The GNOME settings app is to get a major design overhaul, GNOME designers and developers have revealed.
The new design proposals will see the utility switch from a grid layout with fixed window size to one using a sidebar list and resizeable window frame.
As Ubuntu’s own setting utility is a fork of GNOME System Settings any made upstream could have a knock-on effect in it.
But why the change?
GNOME designer Alan Day feels a grid layout is just too limiting, with each icon in the grid ‘competing for attention’.
“There are [also] other issues with the icon grid approach”, Alan Day explains, noting that it’s difficult for developers to add new settings and options to the app, and that some settings don’t work well with a fixed size window frame.
Switching to a sidebar list and using a resizable window will, Day reasons, give desktops user a ‘more guided experience’ with panels that feel more cohesive together and less like a “collection of separate parts.”

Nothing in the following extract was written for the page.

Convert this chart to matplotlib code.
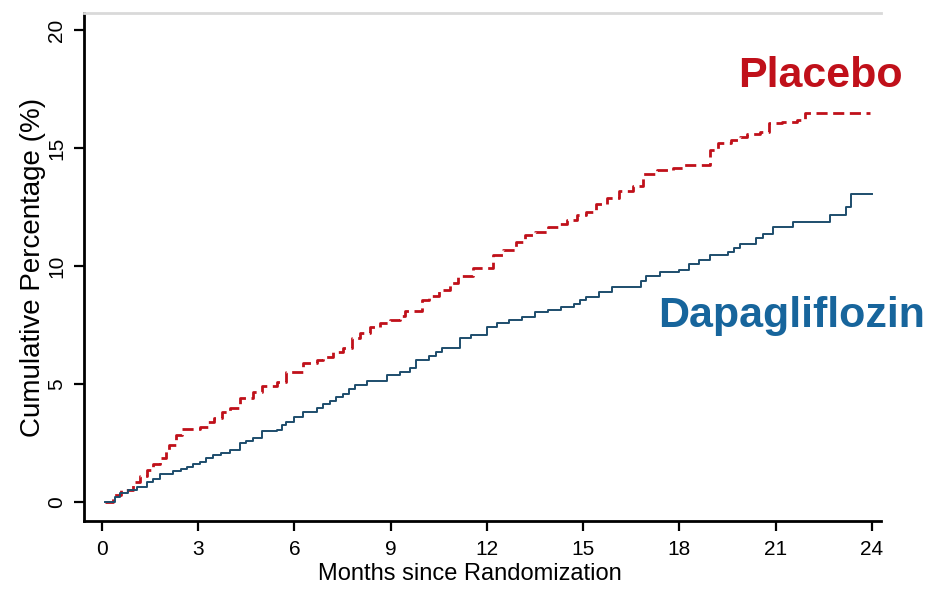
import matplotlib
matplotlib.use("Agg")
import matplotlib.pyplot as plt

plt.rcParams['font.family'] = ['Liberation Sans', 'DejaVu Sans']

# Kaplan-Meier style cumulative incidence (step knots: month, cumulative %)
placebo_months = [0.1, 0.35, 0.6, 0.97, 1.2, 1.4, 1.6, 1.8, 2.0, 2.1, 2.3, 2.5,
                  3.05, 3.3, 3.5, 3.75, 4.0, 4.3, 4.7, 5.0, 5.45, 5.75, 6.27, 6.7,
                  6.9, 7.2, 7.5, 7.8, 8.05, 8.35, 8.67, 8.98, 9.3, 9.45, 9.97, 10.2,
                  10.5, 10.85, 11.1, 11.57, 12.2, 12.5, 12.9, 13.2, 13.5, 13.9, 14.2,
                  14.5, 14.8, 15.1, 15.4, 15.75, 16.1, 16.55, 16.85, 17.3, 17.8, 18.1,
                  18.95, 19.2, 19.6, 19.9, 20.1, 20.5, 20.8, 21.2, 21.65, 21.9, 23.95]
placebo_pct = [0.0, 0.3, 0.5, 0.85, 1.1, 1.35, 1.6, 1.85, 2.15, 2.4, 2.85, 3.1,
               3.2, 3.4, 3.55, 3.8, 4.0, 4.4, 4.65, 4.9, 5.1, 5.5, 5.9, 6.0,
               6.15, 6.35, 6.55, 6.95, 7.15, 7.4, 7.6, 7.7, 7.9, 8.1, 8.55, 8.75,
               9.0, 9.3, 9.6, 9.9, 10.45, 10.7, 11.0, 11.3, 11.45, 11.65, 11.8,
               11.95, 12.15, 12.3, 12.65, 12.9, 13.2, 13.4, 13.9, 14.05, 14.15, 14.3,
               14.9, 15.2, 15.35, 15.45, 15.6, 15.7, 16.05, 16.1, 16.2, 16.5, 16.5]

dapa_months = [0.1, 0.4, 0.56, 0.8, 1.1, 1.4, 1.6, 1.8, 2.2, 2.45, 2.65, 2.85,
               3.05, 3.25, 3.46, 3.7, 4.0, 4.3, 4.5, 4.7, 5.0, 5.45, 5.6, 5.75,
               6.0, 6.27, 6.7, 6.9, 7.1, 7.3, 7.5, 7.7, 7.9, 8.25, 8.9, 9.3, 9.6,
               9.8, 10.2, 10.4, 10.6, 11.15, 11.5, 12.0, 12.3, 12.7, 13.1, 13.5,
               13.9, 14.3, 14.7, 14.9, 15.1, 15.5, 15.9, 16.8, 16.95, 17.4, 18.0,
               18.3, 18.6, 18.95, 19.5, 19.7, 19.9, 20.4, 20.6, 20.9, 21.55, 22.7,
               23.2, 23.35, 24.0]
dapa_pct = [0.0, 0.2, 0.4, 0.5, 0.65, 0.85, 1.0, 1.2, 1.3, 1.4, 1.5, 1.6,
            1.7, 1.85, 2.0, 2.1, 2.2, 2.5, 2.6, 2.7, 3.0, 3.05, 3.25, 3.4,
            3.6, 3.8, 4.0, 4.15, 4.3, 4.45, 4.6, 4.8, 4.95, 5.15, 5.4, 5.5, 5.7,
            6.0, 6.2, 6.35, 6.55, 6.95, 7.1, 7.4, 7.6, 7.7, 7.85, 8.05,
            8.15, 8.25, 8.4, 8.55, 8.7, 8.9, 9.1, 9.35, 9.6, 9.75, 9.85,
            10.1, 10.25, 10.45, 10.6, 10.75, 10.95, 11.2, 11.35, 11.65, 11.85, 12.15,
            12.5, 13.05, 13.05]

x_ticks = [0, 3, 6, 9, 12, 15, 18, 21, 24]
y_ticks = [0, 5, 10, 15, 20]

RED = '#c0101a'
BLUE_LINE = '#1d4d6c'
BLUE_TEXT = '#17659c'

fig = plt.figure(figsize=(9.36, 5.91), dpi=100)
ax = fig.add_axes([0.0897, 0.1184, 0.8515, 0.8596])

ax.plot(placebo_months, placebo_pct, drawstyle='steps-post', color=RED,
        lw=2.0, linestyle=(0, (4, 2)), zorder=3)
ax.plot(dapa_months, dapa_pct, drawstyle='steps-post', color=BLUE_LINE,
        lw=1.4, zorder=3)

ax.set_xlim(-0.56, 24.28)
ax.set_ylim(-0.8, 20.72)
ax.set_xticks(x_ticks)
ax.set_yticks(y_ticks)
ax.set_xticklabels([str(v) for v in x_ticks], fontsize=15)
ax.set_yticklabels([str(v) for v in y_ticks], fontsize=15, rotation=90, va='center')

ax.tick_params(axis='both', direction='out', length=7, width=1.6, color='black')
ax.tick_params(axis='x', pad=7)
ax.tick_params(axis='y', pad=6)

for side in ('left', 'bottom'):
    ax.spines[side].set_linewidth(2.0)
    ax.spines[side].set_color('black')
ax.spines['right'].set_visible(False)
ax.spines['top'].set_color('#d9d9d9')
ax.spines['top'].set_linewidth(2.0)

ax.set_xlabel('Months since Randomization', fontsize=17, labelpad=0)
ax.xaxis.set_label_coords(0.484, -0.083, transform=ax.transAxes)
ax.xaxis.label.set_va('top')
ax.set_ylabel('Cumulative Percentage (%)', fontsize=20, labelpad=1)

ax.text(19.83, 17.58, 'Placebo', color=RED, fontsize=31, fontweight='bold',
        ha='left', va='baseline')
ax.text(17.33, 7.42, 'Dapagliflozin', color=BLUE_TEXT, fontsize=31,
        fontweight='bold', ha='left', va='baseline')

fig.savefig('out.png', dpi=100)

Redesigning the shell that houses settings also means redesigned the settings’ panes (some of which, as WHO points out, desperately need some TLC).

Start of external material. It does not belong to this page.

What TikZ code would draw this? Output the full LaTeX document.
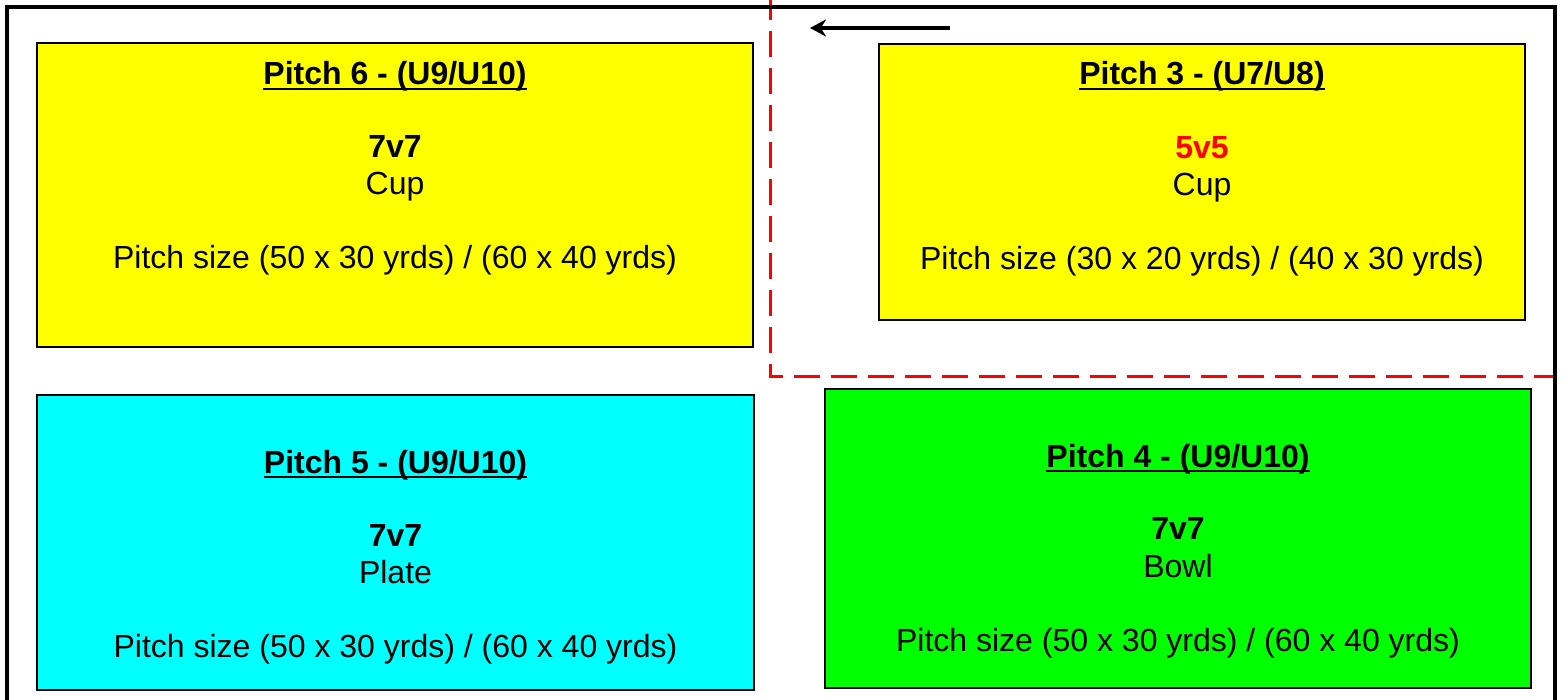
\documentclass[tikz,border=0pt]{standalone}
\usepackage{fontspec}
\setmainfont{Liberation Sans}
\usetikzlibrary{arrows.meta}
\definecolor{pyellow}{RGB}{255,255,0}
\definecolor{pcyan}{RGB}{0,255,255}
\definecolor{pgreen}{RGB}{0,255,0}
\definecolor{pred}{RGB}{255,0,0}
\begin{document}
\begin{tikzpicture}[x=1pt,y=-1pt,
  pitch/.style={draw=black, line width=1.5pt, inner sep=0pt, outer sep=0pt},
  ttl/.style={anchor=base, inner sep=0pt, font=\fontsize{32}{38}\selectfont\bfseries},
  txt/.style={anchor=base, inner sep=0pt, font=\fontsize{32}{38}\selectfont},
  ulline/.style={draw=black, line width=2.5pt},
  redzone/.style={draw=pred, line width=3pt, dash pattern=on 26pt off 11pt, dash phase=35pt},
  frame/.style={draw=black, line width=4pt},
  arr/.style={line width=3.5pt, -{Stealth[length=16pt,width=17pt]}}
]
\useasboundingbox (0,0) rectangle (1561,700);
% red dashed zone
\draw[redzone] (1554,-1) -- (770,-1) -- (770,377) -- (1554,377);
% outer frame
\draw[frame] (6.5,7) rectangle (1554.5,720);
% arrow
\coordinate (as) at (950,28);
\coordinate (ae) at (810,28);
\draw[arr] (as) -- (ae);
% pitch boxes
\node[pitch, fill=pyellow, minimum width=716pt, minimum height=304pt] (p6) at (395,195) {};
\node[pitch, fill=pyellow, minimum width=646pt, minimum height=276pt] (p3) at (1202,182) {};
\node[pitch, fill=pcyan, minimum width=717pt, minimum height=295pt] (p5) at (395.5,542.5) {};
\node[pitch, fill=pgreen, minimum width=706pt, minimum height=299pt] (p4) at (1178,538.5) {};
% pitch 6
\node[ttl] (t6) at (395,85) {Pitch 6 - (U9/U10)};
\draw[ulline] ([yshift=-4pt]t6.base west) -- ([yshift=-4pt]t6.base east);
\node[ttl] (f6) at (395,158) {7v7};
\node[txt] (c6) at (395,195) {Cup};
\node[txt] (s6) at (395,269) {Pitch size (50 x 30 yrds) / (60 x 40 yrds)};
% pitch 3
\node[ttl] (t3) at (1202,85) {Pitch 3 - (U7/U8)};
\draw[ulline] ([yshift=-4pt]t3.base west) -- ([yshift=-4pt]t3.base east);
\node[ttl, text=pred] (f3) at (1202,159) {5v5};
\node[txt] (c3) at (1202,196) {Cup};
\node[txt] (s3) at (1202,270) {Pitch size (30 x 20 yrds) / (40 x 30 yrds)};
% pitch 5
\node[ttl] (t5) at (395.5,473) {Pitch 5 - (U9/U10)};
\draw[ulline] ([yshift=-4pt]t5.base west) -- ([yshift=-4pt]t5.base east);
\node[ttl] (f5) at (395.5,546) {7v7};
\node[txt] (c5) at (395.5,583) {Plate};
\node[txt] (s5) at (395.5,657) {Pitch size (50 x 30 yrds) / (60 x 40 yrds)};
% pitch 4
\node[ttl] (t4) at (1178,467) {Pitch 4 - (U9/U10)};
\draw[ulline] ([yshift=-4pt]t4.base west) -- ([yshift=-4pt]t4.base east);
\node[ttl] (f4) at (1178,539) {7v7};
\node[txt] (c4) at (1178,577) {Bowl};
\node[txt] (s4) at (1178,651) {Pitch size (50 x 30 yrds) / (60 x 40 yrds)};
\end{tikzpicture}
\end{document}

The ultimate aim is to “eliminate […] the overcomplexity of the settings for simple, common, cases” and make “more advanced settings […] easier to use, also.”
There’s no fixed timeline for the work, and much of it will remain subject to feedback and fine-tuning over the coming months.
But the first fruits of the redesign, a new Mouse and Touchpad settings panel, will be on show in GNOME 3.20 due for release in the Spring.